= Georg Ludwig von Bar =

Georg Ludwig von Bar (6 January 1701 - 6 August 1767) was a German "secular" canon ("Domherr"), writer and translator.

==Life==
Georg Ludwig von Bar was born in Hanover where Heinrich Sigismund von Bar (1654–1721), his father, was a senior public official ("Geheimrat" / privy counsellor) with responsibility for administering the estates of the semi-divorced Princess Sophie Dorothee of Braunschweig-Celle. Von Bar's mother, born Anna Agnes von Chalon, also came from, an aristocratic family.

He studied Law successively in Utrecht, Heidelberg and Lunéville, before returning to the region of his birth and being appointed canon ("Domherr") at Minden. However, he came into conflict with the Prussian government concerning the rights of the cathedral chapter, and because of this he was obliged to relocate, living between 1729 and 1744 in Osnabrück. Here Archbishop-elector Clemens appointed him to the electoral governing council as a patrimonial seneschal of the (sub-)Prince-Bishopric of Osnabrück where, for historical reasons, and unusually for the Holy Roman Empire, the constitutional structures were configured to acknowledge the existence of both Protestants and Catholics.
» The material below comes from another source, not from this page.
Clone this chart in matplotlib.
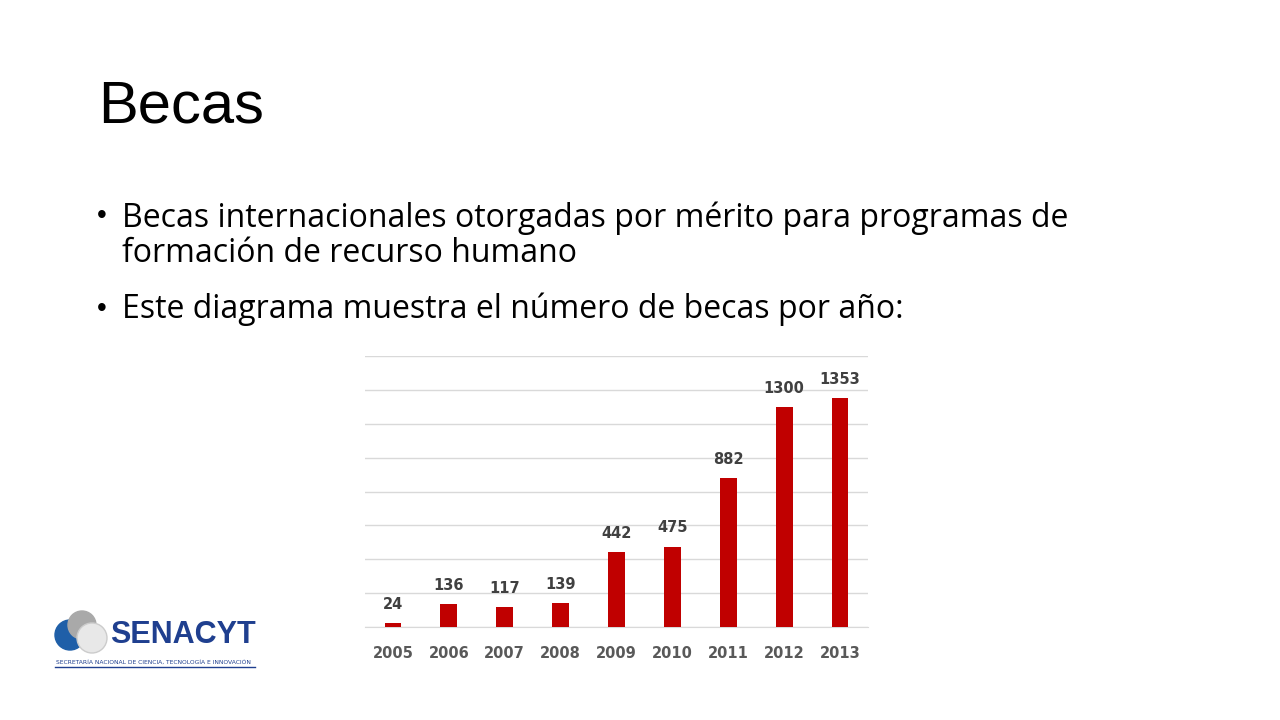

In 1744 von Bar removed himself to Hamburg, after which he devoted himself entirely to his writing, inspired by epistolatory and other friendships with contemporary literary figures such as Barthold Heinrich Brockes, Friedrich von Hagedorn and Friedrich Gottlieb Klopstock. By this time von Bar's reputation already extended well beyond just one region, primarily on account of his "Epîtres diverses sur des sujets diverses", a volume of francophone letters "on diverse matters" which he had published in 1740, and which Christian Gottlieb Lieberkühn subsequently, in 1756, translated into German. On the strength of this volume he has been described in several sources as "the best French poet of the Germans". A particularly influential contemporary critic was the author-philosopher Johann Christoph Gottsched who opined that with this book von Bar had "surpassed the French and their satires".

Georg Ludwig von Bar died on 6 August 1767 at the family estate of Schloss Barenaue in Osnabrück.

==Publisher output (not a complete list)==
- L'Anti-Hegesias. Dialogue en vers sur le suicide. 1762.
- Babiols littéraires et critiques en prose et en vers. Bohn, Hamburg 1760/63 (4 vols.).
- Consolations dans l'infortune. 1758.
- Poetische Werke. Voß, Berlin 1756 (darin die "Epîtres diverses sur des sujets diverses").